The Allstate Corporation
December 18, 2002
By e-mail to email@example.com
Mr. Jonathan G. Katz
Re: File No. S7-43-02
Dear Mr. Katz:
I am writing on behalf of The Allstate Corporation in response to the Securities and Exchange Commission's request for comments on the proposed rule on conditions for the use of non-GAAP financial measures.
The Allstate Corporation is the nation's largest publicly held personal lines insurer. Our common stock is listed on both the New York Stock Exchange and the Chicago Stock Exchange.
Non-GAAP per share measures
Allstate is particularly concerned about the aspects of the proposed rule that would prohibit the disclosure of non-GAAP per share measures. For the insurance industry, we believe that an operating earnings per share measure provides important information to investors and allows investors to look at an insurance company through the eyes of management. As long as any non-GAAP per share measure is reconciled to GAAP and not given prominence over a GAAP measure, we believe that it is not misleading.
Analysts who follow the insurance industry regard operating income as a more reliable measure of a company's performance than net income. Net income includes capital gains and losses generated from the sale of investments. The senior management of an insurance company exercises a considerable degree of discretion in choosing when to sell investments and, therefore, in determining when the company will incur a gain or loss and the extent of that gain or loss. Generally management properly exercises this discretion on the basis of its investment expertise and in order to address legitimate business considerations. So, for example, management might decide to sell investments in an effort to minimize losses, to reposition an investment portfolio in light of changing market conditions, or to increase liquidity to pay claims following a catastrophe. Analysts recognize the legitimacy of these business considerations. However, they also recognize that, because net income includes capital gains and losses, it is a measurement that can be manipulated by management to achieve a desired level of income in a particular period or to smooth earnings over a number of periods.

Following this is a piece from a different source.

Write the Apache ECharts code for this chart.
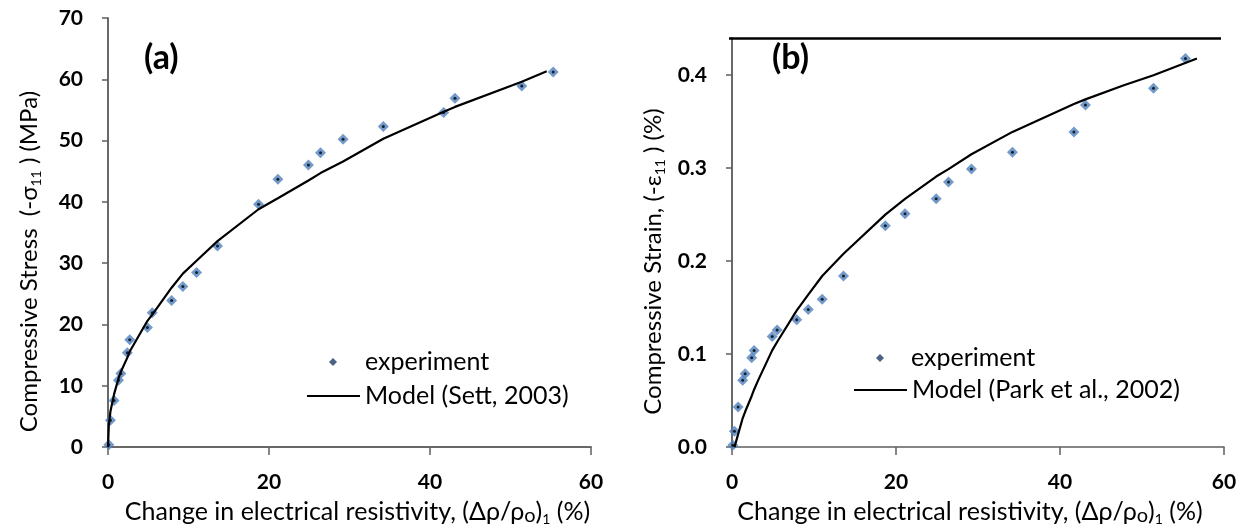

The analysts who follow the insurance industry state their earnings forecasts in terms of operating income per share. If insurance companies cannot state their results in the same terms, there will be a discrepancy between the information provided to investors by analysts and the information provided by the industry. It seems that this would be a disservice to investors.
We urge the Commission to allow the disclosure of non-GAAP per share measures provided that such measures are reconciled to GAAP and not given prominence over GAAP per share measures.
In addition, Allstate shares the concerns identified by James Lootens in his letter of December 12, 2002 on behalf of the Securities Law Committee of the American Society of Corporate Secretaries, a copy of which is attached.